Rows from a dataset
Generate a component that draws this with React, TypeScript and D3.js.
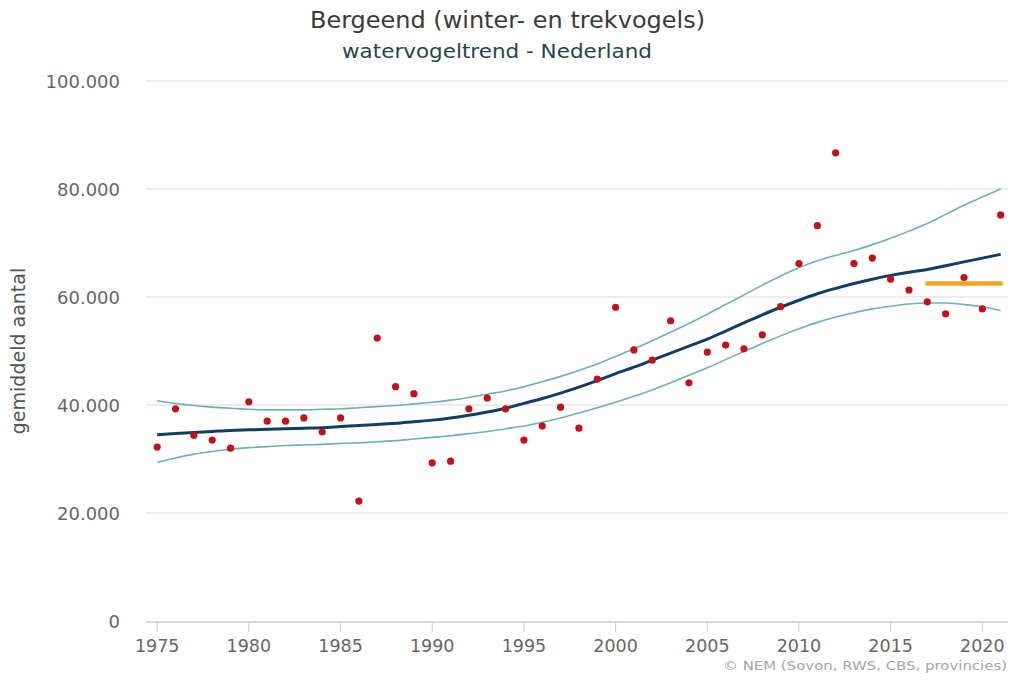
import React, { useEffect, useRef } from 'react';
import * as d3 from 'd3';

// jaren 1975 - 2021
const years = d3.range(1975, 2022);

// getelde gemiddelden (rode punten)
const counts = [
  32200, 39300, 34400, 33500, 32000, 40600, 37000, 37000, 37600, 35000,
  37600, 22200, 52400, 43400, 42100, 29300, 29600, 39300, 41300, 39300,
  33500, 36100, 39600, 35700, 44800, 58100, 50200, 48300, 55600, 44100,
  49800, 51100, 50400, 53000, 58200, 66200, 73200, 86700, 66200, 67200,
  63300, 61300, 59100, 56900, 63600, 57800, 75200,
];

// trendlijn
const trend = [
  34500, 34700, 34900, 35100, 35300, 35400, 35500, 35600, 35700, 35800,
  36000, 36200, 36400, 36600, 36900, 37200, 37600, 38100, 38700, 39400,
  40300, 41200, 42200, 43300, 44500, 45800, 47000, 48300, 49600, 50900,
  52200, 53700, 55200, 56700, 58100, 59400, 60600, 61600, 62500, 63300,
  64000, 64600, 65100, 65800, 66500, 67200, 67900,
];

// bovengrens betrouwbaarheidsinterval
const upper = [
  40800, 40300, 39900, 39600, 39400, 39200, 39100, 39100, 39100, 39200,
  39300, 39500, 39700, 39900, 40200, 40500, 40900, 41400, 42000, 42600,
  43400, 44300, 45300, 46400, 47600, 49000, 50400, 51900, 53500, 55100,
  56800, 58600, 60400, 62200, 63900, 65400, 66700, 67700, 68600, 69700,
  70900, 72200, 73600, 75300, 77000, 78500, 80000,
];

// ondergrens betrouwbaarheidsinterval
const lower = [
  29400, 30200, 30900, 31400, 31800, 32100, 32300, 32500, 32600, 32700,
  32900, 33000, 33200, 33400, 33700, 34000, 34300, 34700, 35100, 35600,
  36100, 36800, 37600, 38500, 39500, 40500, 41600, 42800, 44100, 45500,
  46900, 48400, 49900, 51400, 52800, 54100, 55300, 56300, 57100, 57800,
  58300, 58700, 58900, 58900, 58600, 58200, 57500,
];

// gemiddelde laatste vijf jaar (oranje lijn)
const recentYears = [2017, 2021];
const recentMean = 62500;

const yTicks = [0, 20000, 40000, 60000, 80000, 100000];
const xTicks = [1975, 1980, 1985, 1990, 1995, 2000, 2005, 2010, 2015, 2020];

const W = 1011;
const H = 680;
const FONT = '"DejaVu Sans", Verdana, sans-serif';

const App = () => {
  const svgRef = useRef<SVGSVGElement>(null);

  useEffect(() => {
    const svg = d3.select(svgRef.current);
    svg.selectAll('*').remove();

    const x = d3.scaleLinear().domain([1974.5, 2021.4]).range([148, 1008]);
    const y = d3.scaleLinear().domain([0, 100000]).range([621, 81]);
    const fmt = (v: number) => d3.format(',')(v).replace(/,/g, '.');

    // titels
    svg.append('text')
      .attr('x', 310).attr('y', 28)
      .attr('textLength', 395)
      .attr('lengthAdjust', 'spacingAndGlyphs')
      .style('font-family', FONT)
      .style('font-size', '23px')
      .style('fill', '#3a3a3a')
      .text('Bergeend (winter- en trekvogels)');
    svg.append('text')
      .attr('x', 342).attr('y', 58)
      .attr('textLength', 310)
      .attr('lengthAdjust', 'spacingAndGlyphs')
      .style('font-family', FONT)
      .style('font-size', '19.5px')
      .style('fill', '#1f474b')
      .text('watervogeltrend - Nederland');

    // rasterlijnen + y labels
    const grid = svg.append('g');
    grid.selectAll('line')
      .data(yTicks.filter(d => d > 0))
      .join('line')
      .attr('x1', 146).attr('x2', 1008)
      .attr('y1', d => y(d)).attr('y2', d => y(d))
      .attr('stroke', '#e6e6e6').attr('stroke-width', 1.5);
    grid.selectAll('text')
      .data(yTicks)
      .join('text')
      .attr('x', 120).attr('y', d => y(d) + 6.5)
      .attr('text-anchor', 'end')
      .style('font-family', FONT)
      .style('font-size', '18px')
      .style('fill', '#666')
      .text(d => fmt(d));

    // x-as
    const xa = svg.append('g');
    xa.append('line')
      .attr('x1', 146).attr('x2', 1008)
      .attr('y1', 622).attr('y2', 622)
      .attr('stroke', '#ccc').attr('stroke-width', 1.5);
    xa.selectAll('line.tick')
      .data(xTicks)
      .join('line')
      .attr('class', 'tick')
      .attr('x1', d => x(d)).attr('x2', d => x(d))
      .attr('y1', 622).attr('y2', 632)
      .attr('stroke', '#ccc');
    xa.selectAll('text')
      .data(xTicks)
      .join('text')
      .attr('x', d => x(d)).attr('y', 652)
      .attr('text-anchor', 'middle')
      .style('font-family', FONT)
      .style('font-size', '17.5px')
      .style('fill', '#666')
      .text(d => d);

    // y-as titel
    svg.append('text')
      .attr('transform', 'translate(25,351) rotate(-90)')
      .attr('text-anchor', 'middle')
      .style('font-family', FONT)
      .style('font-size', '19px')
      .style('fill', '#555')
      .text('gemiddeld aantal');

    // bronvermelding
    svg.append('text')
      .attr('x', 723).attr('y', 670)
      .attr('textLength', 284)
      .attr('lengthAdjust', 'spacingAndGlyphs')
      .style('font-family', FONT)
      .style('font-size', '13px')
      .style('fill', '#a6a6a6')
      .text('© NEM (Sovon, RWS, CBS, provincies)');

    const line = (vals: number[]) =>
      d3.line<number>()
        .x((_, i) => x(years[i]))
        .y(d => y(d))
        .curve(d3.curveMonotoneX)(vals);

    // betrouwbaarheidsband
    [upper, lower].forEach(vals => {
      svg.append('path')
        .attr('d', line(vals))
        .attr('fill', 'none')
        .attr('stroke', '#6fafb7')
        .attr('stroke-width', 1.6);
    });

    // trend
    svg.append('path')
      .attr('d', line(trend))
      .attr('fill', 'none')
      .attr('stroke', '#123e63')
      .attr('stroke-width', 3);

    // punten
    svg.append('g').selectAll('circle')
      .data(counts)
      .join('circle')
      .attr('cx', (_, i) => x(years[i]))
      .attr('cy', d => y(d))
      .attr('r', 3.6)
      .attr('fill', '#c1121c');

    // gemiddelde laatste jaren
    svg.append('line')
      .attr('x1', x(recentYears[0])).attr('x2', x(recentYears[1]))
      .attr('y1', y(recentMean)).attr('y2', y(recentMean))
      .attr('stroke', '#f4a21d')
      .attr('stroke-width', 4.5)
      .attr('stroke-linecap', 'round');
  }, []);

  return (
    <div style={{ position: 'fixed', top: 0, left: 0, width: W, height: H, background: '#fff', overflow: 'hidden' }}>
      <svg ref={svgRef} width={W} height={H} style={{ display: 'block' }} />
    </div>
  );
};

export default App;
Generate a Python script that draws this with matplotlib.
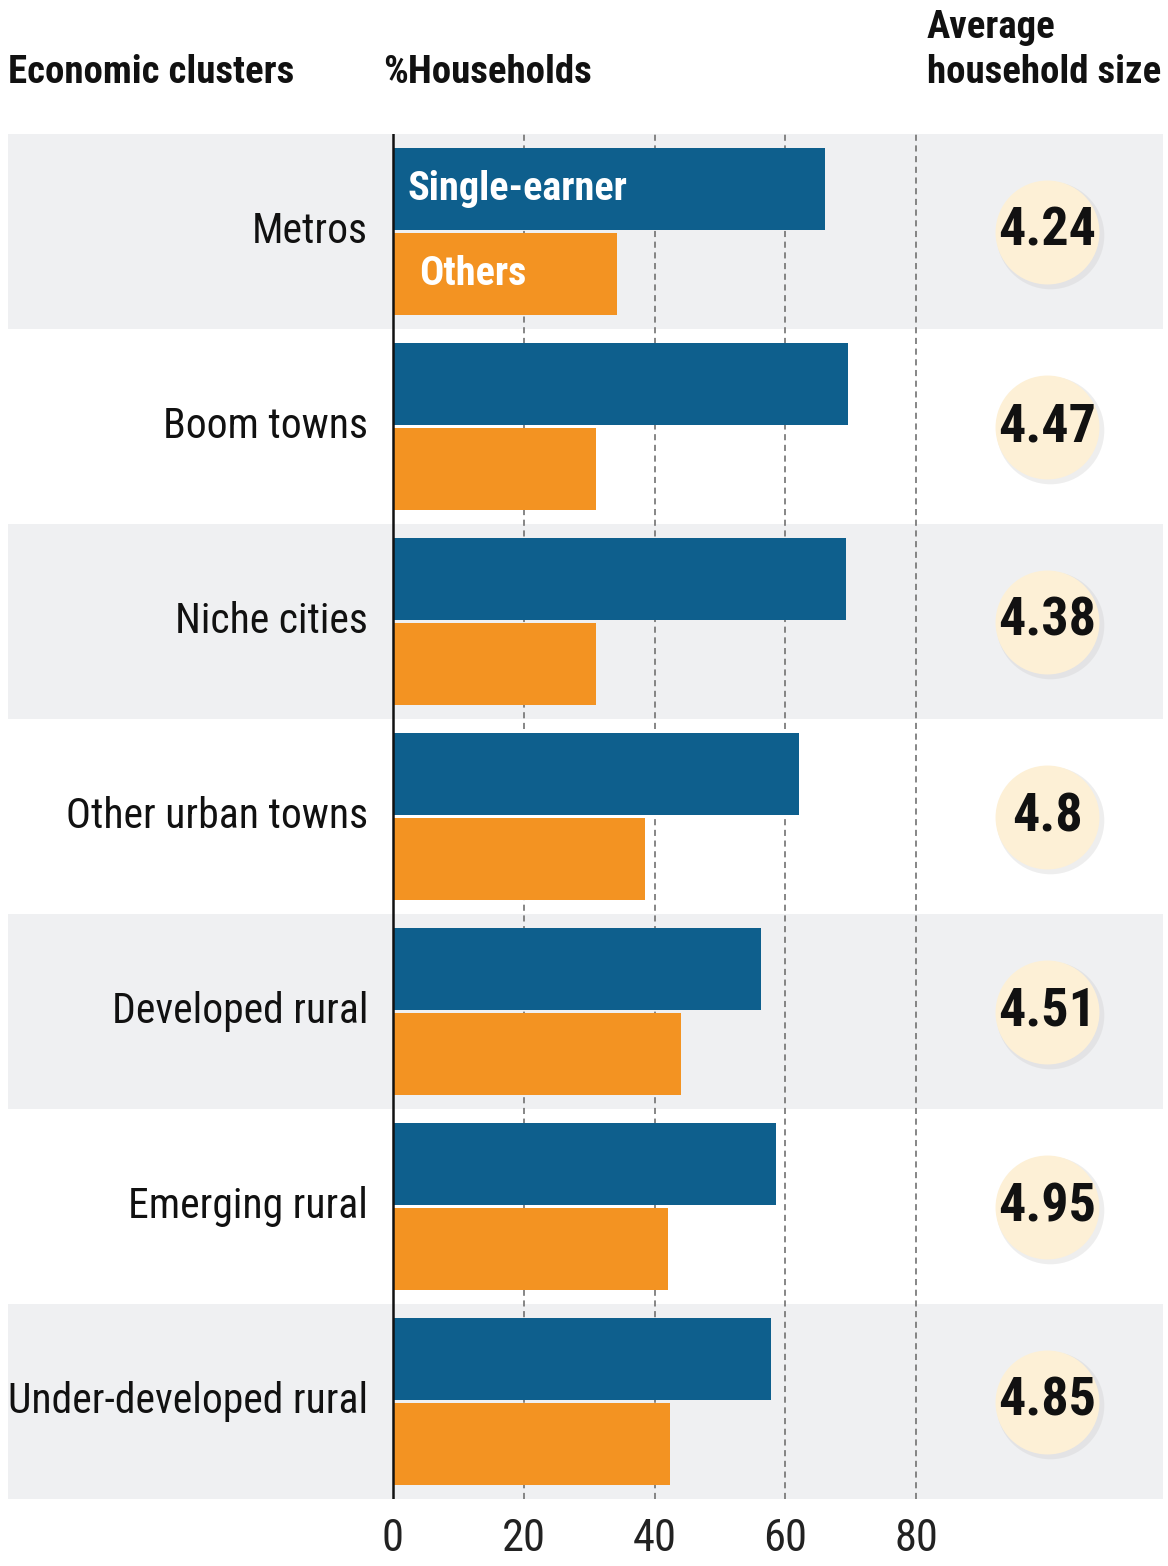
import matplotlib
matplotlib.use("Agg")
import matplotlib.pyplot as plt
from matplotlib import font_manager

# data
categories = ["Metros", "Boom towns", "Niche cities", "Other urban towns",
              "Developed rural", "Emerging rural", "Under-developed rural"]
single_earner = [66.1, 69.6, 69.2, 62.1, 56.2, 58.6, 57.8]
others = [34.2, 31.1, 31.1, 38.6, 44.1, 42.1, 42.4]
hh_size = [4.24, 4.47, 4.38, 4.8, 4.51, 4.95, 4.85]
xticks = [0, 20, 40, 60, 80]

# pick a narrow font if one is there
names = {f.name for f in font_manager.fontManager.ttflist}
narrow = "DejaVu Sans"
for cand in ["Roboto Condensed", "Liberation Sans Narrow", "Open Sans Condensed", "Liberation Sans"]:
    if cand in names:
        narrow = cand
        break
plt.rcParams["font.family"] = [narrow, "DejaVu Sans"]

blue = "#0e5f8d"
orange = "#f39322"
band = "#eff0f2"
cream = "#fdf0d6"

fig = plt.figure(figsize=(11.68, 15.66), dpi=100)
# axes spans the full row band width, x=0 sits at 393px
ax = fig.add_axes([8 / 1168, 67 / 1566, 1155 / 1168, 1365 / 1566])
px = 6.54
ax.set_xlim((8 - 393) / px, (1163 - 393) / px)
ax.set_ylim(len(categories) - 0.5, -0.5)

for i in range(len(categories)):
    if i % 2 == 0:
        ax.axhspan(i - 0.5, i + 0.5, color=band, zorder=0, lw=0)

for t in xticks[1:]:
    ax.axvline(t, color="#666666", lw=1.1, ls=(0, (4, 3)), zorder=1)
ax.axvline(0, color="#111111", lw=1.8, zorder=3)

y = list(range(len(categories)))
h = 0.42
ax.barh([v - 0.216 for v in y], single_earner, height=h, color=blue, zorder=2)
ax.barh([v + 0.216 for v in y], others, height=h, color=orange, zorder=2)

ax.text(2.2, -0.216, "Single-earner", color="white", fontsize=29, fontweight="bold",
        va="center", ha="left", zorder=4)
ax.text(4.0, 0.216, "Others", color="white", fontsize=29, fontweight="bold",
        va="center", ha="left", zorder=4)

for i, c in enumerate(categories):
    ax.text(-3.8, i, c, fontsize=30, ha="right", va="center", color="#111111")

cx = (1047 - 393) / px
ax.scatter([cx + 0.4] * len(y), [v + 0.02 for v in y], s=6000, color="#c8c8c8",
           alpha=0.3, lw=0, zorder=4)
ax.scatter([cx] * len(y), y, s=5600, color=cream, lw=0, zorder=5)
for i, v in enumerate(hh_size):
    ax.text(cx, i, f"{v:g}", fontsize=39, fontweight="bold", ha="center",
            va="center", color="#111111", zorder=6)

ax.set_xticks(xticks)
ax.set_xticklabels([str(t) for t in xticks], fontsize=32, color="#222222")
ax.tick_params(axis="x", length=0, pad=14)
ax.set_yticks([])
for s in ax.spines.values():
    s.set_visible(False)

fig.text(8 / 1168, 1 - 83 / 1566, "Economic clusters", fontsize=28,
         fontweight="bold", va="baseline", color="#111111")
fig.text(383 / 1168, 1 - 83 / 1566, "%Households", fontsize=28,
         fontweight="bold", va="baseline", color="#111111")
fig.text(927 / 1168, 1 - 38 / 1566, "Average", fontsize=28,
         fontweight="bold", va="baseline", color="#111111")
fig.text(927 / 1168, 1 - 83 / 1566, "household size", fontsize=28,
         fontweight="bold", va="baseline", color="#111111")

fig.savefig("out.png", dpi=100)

WHAT TO WORK ON:
Leave out the pictures and repeat exactly the lines from the start of the material through the line that contains "const years = d3.range(1975, 2022);", both included.

WRITTEN REPLY:
Generate a component that draws this with React, TypeScript and D3.js.
import React, { useEffect, useRef } from 'react';
import * as d3 from 'd3';

// jaren 1975 - 2021
const years = d3.range(1975, 2022);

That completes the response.